Hawaii’s Kilauea Volcano has researchers and seismologists in Hawaii on edge. In the last few days, researchers identified small earthquakes at the highest rate to date, which has set a new record at one earthquake every couple of minutes. With these seismic changes, it has prompted the researchers with the USGS Hawaiian Volcano Observatory to issue a special information statement:
“Activity at the summit of Kilauea Volcano continues to change, as shown by a pronounced drop in the level of the lava lake within Halemaʻumaʻu Crater, a change in the summit area deformation pattern, and the concentrated earthquake activity in the southern part of the caldera and upper Southwest Rift Zone. This statement reviews recent observations and briefly summarizes what might be expected next at Kilauea.”
Lava lake drops 500 feet at Kilauea:
WHAT WE CAN EXPECT
These recent changes at the summit of Kilauea suggest that magma has moved into a shallow area beneath the southern part of the caldera and upper Southwest Rift Zone.
It is not possible to predict the exact outcome of this activity, but we identify three possible scenarios that could play out in the coming days to weeks:
- Magma continues to accumulate in the southern part of Kilauea’s summit caldera and upper Southwest Rift Zone at shallow depths, but then stops with no eruption.

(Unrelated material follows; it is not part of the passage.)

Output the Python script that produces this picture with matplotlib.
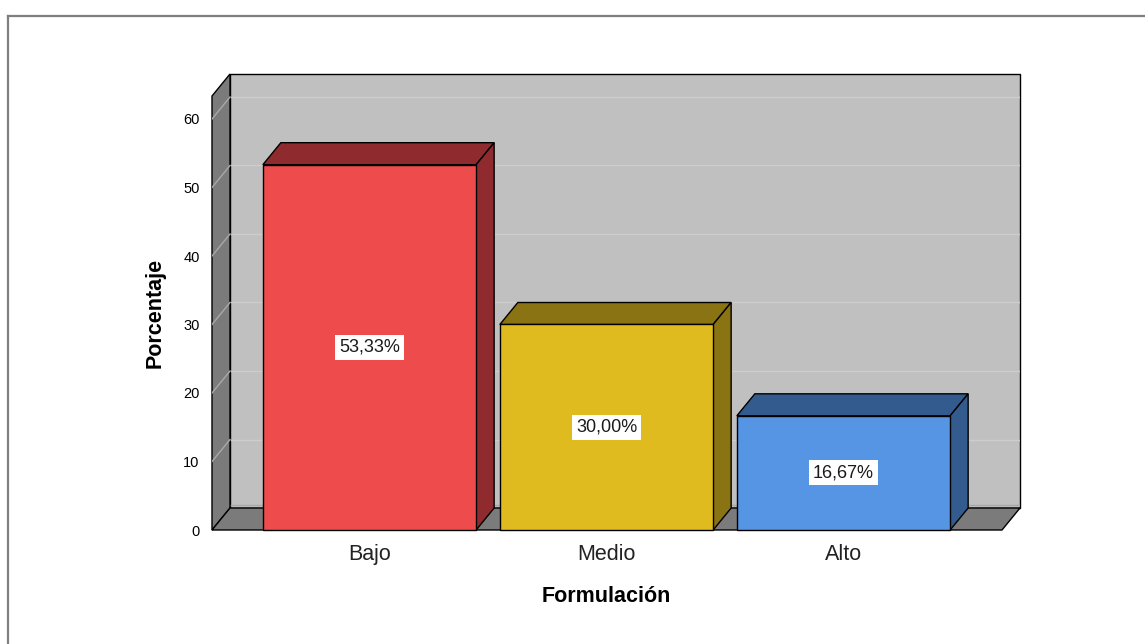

- Magma continues to accumulate in the southern part of the caldera at shallow depths and leads to a rapid intrusion into the Southwest Rift Zone. Such an intrusion could remain within the rift zone, or erupt along the rift zone. A rift zone intrusion would be indicated by a swarm of shallow earthquakes, seismic tremors, and large, rapid changes in the deformation of the ground surface.

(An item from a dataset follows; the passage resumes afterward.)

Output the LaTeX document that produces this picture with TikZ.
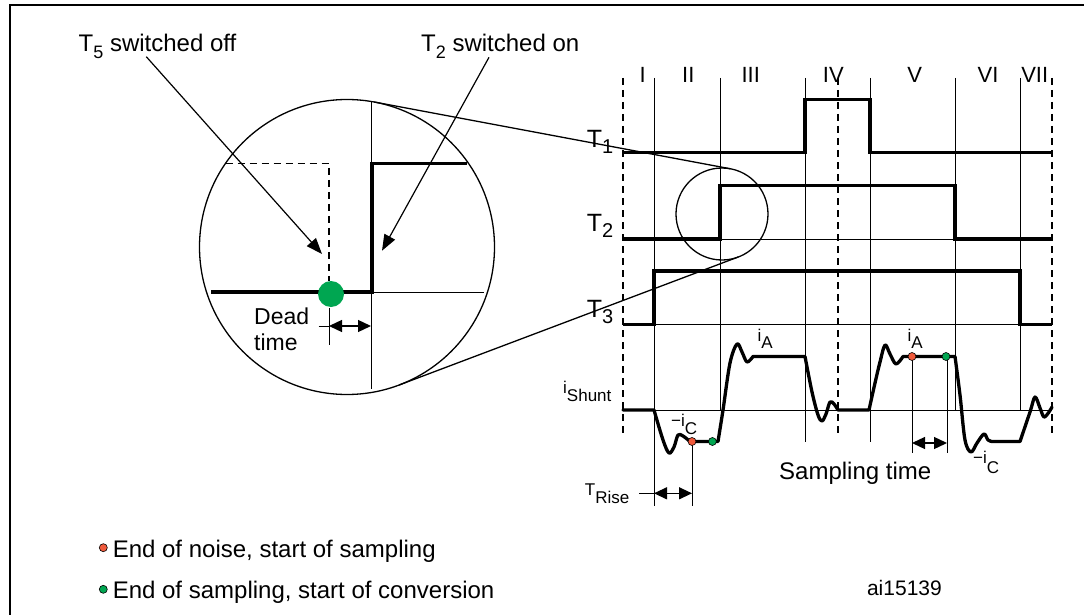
\documentclass[tikz,border=0pt]{standalone}
\usepackage{fontspec}
\setmainfont{Liberation Sans}
\usetikzlibrary{arrows.meta}
\definecolor{dotgreen}{RGB}{0,166,81}
\definecolor{dotred}{RGB}{240,90,60}
\newcommand\fsz[1]{\fontsize{#1}{#1}\selectfont}
\newcommand\lowr[3]{\raisebox{-#1pt}{\fsz{#2}#3}}
\begin{document}
\begin{tikzpicture}[x=1pt,y=-1pt,
  thinl/.style={line width=1pt},
  frameline/.style={line width=2pt},
  circl/.style={line width=1.3pt},
  wave/.style={line width=3.3pt, line join=miter, line cap=butt},
  cur/.style={line width=3.3pt, line join=round, line cap=round},
  dashl/.style={line width=1.2pt, dash pattern=on 7pt off 5pt},
  dimarrow/.style={line width=1.3pt, {Triangle[length=13pt,width=12pt]}-{Triangle[length=13pt,width=12pt]}},
  callout/.style={line width=1.2pt, -{Triangle[length=16pt,width=12pt]}},
  smpl/.style={circle, draw=black, line width=0.6pt, inner sep=0pt, minimum size=8pt},
  lbl/.style={inner sep=0pt, anchor=base west},
  roman/.style={inner sep=0pt, font=\fsz{22}}]
\useasboundingbox (0,0) rectangle (1084,615);
% frame
\draw[frameline] (9.5,615) -- (9.5,5.5) -- (1084,5.5);

% ---------- header texts and callouts ----------
\node[lbl] (t5off) at (78.5,51.7) {\fsz{24}T\lowr{7}{18}{5} switched off};
\node[lbl] (t2on) at (421,51.7) {\fsz{24}T\lowr{7}{18}{2} switched on};
\coordinate (a1s) at (146.3,56.7);
\coordinate (a1e) at (322,254);
\coordinate (a2s) at (489,57.3);
\coordinate (a2e) at (382,250.7);

% ---------- magnified circle ----------
\draw[circl] (347,247) circle[radius=147.5pt];
\draw[thinl] (371,101.5) -- (371,389);
\draw[thinl] (372,292) -- (484,292);
\draw[dashl] (225.6,163.3) -- (329,163.3) -- (329,281);
\draw[wave] (211,292) -- (372,292) -- (372,163.3) -- (467,163.3);
\fill[dotgreen] (331,294) circle[radius=13pt];
\draw[thinl] (329,308) -- (329,345);
\draw[thinl] (318.5,326) -- (329,326);
\coordinate (dt1) at (329,326);
\coordinate (dt2) at (371,326);
\draw[dimarrow] (dt1) -- (dt2);
\node[lbl] (dead) at (254,324) {\fsz{23}Dead};
\node[lbl] (dtime) at (254,350) {\fsz{23}time};
\draw[callout] (a1s) -- (a1e);
\draw[callout] (a2s) -- (a2e);

% small circle and tangents
\draw[circl] (722,214) circle[radius=46pt];
\draw[circl] (374.2,102) -- (730.5,168.8);
\draw[circl] (399.1,385) -- (738.2,257);

% ---------- grid ----------
\foreach \x in {623,838,1052} \draw[dashl] (\x,78) -- (\x,437);
\draw[thinl] (654,78) -- (654,505.7);
\draw[thinl] (720,78) -- (720,410);
\draw[thinl] (805,78) -- (805,441.7);
\draw[thinl] (870,78) -- (870,441.7);
\draw[thinl] (955,78) -- (955,410);
\draw[thinl] (1020,78) -- (1020,410);
\draw[thinl] (623,239) -- (1052,239);
\draw[thinl] (623,324.5) -- (1052,324.5);
\draw[thinl] (623,410) -- (1052,410);

% roman numerals
\node[roman] (n1) at (642.7,75) {I};
\node[roman] (n2) at (688.3,75) {II};
\node[roman] (n3) at (750.7,75) {III};
\node[roman] (n4) at (833.3,75) {IV};
\node[roman] (n5) at (914.7,75) {V};
\node[roman] (n6) at (988,75) {VI};
\node[roman] (n7) at (1034.7,75) {VII};

% ---------- T waveforms ----------
\draw[wave] (623,152.7) -- (805,152.7) -- (805,99.3) -- (870,99.3) -- (870,152.7) -- (1052,152.7);
\draw[wave] (623,239) -- (720,239) -- (720,185.5) -- (955,185.5) -- (955,239) -- (1052,239);
\draw[wave] (623,324.5) -- (654,324.5) -- (654,271) -- (1020,271) -- (1020,324.5) -- (1052,324.5);
\node[lbl] (lt1) at (586.7,147.7) {\fsz{25}T\lowr{6}{20}{1}};
\node[lbl] (lt2) at (586.7,231) {\fsz{25}T\lowr{6}{20}{2}};
\node[lbl] (lt3) at (586.7,317) {\fsz{25}T\lowr{6}{20}{3}};

% ---------- shunt current ----------
\draw[cur] (623,410) -- (654,410)
 -- plot[smooth,tension=0.55] coordinates {(654,410) (663,440) (669,453) (674,447) (678,435) (683,436) (690,441.5)}
 -- (718,441.5)
 -- plot[smooth,tension=0.55] coordinates {(718,441.5) (723,410) (730,363) (737,344) (742,352) (747,362) (753,356.5)}
 -- (805,356.5)
 -- plot[smooth,tension=0.55] coordinates {(805,356.5) (812,392) (818,415) (822,421) (826,414) (830,402) (834,404) (838,410)}
 -- (869,410)
 -- plot[smooth,tension=0.55] coordinates {(869,410) (875,383) (880,362) (885,345) (890,354) (896,364) (903,356.5)}
 -- (955,356.5)
 -- plot[smooth,tension=0.55] coordinates {(955,356.5) (960,395) (965,440) (971,452) (977,443) (984,434) (988,440) (992,441.5)}
 -- (1020,441.5)
 -- plot[smooth,tension=0.55] coordinates {(1020,441.5) (1030,412) (1035,397) (1040,408) (1044,417) (1049,412) (1052,407)};

\node[lbl] (ish) at (563,393.3) {\fsz{17}i\lowr{8}{17}{Shunt}};
\node[lbl] (ia1) at (757.3,341.7) {\fsz{17}i\lowr{6.6}{17}{A}};
\node[lbl] (ia2) at (907.5,341.7) {\fsz{17}i\lowr{6.6}{17}{A}};
\node[lbl] (ic1) at (671,426.7) {\fsz{17}−i\lowr{7.3}{17}{C}};
\node[lbl] (ic2) at (973,463.3) {\fsz{17}−i\lowr{10}{17}{C}};

% sampling points
\coordinate (r1b) at (692,505.7);
\coordinate (r2b) at (912,452.7);
\coordinate (g2b) at (947,452.7);
\draw[thinl] (692,441.5) -- (r1b);
\draw[thinl] (912,356.5) -- (r2b);
\draw[thinl] (947,356.5) -- (g2b);
\node[smpl, fill=dotred] (r1) at (692,441.5) {};
\node[smpl, fill=dotgreen] (g1) at (712.4,441.5) {};
\node[smpl, fill=dotred] (r2) at (912,356.5) {};
\node[smpl, fill=dotgreen] (g2) at (946,356.5) {};

% sampling time dimension
\coordinate (st1) at (912,443);
\coordinate (st2) at (947,443);
\draw[dimarrow] (st1) -- (st2);
\node[lbl] (stxt) at (779,479) {\fsz{24}Sampling time};

% T rise dimension
\coordinate (tr0) at (639,493.3);
\coordinate (tr1) at (654,493.3);
\coordinate (tr2) at (692,493.3);
\draw[thinl] (tr0) -- (tr1);
\draw[dimarrow] (tr1) -- (tr2);
\node[lbl] (trise) at (584.7,495.7) {\fsz{17}T\lowr{7.6}{17}{Rise}};

% ---------- legend ----------
\node[smpl, fill=dotred] (lgr) at (103.3,547.7) {};
\node[smpl, fill=dotgreen] (lgg) at (103.3,589.3) {};
\node[lbl] (lgrt) at (112.6,557.3) {\fsz{24}End of noise, start of sampling};
\node[lbl] (lggt) at (112.6,598.3) {\fsz{24}End of sampling, start of conversion};
\node[inner sep=0pt, anchor=base east] (code) at (942,595) {\fsz{21}ai15139};
\end{tikzpicture}
\end{document}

- Magma continues to accumulate in the southern part of the caldera, rises toward the surface, and erupts in the upper Southwest Rift Zone, and/or in the caldera. With this scenario, we would expect to see even stronger earthquake activity and/or seismic tremors in the southern part of the caldera, as well as ground cracks.
The overall unrest in Kilauea’s summit area and upper rift zones in the coming weeks to months is uncertain.
The magma storage system within Kilauea is highly pressurized at this time, and future changes in the location of unrest, and the potential for eruption, could unfold quickly (in days to hours).
It will be interesting to see what develops over the next few days and weeks.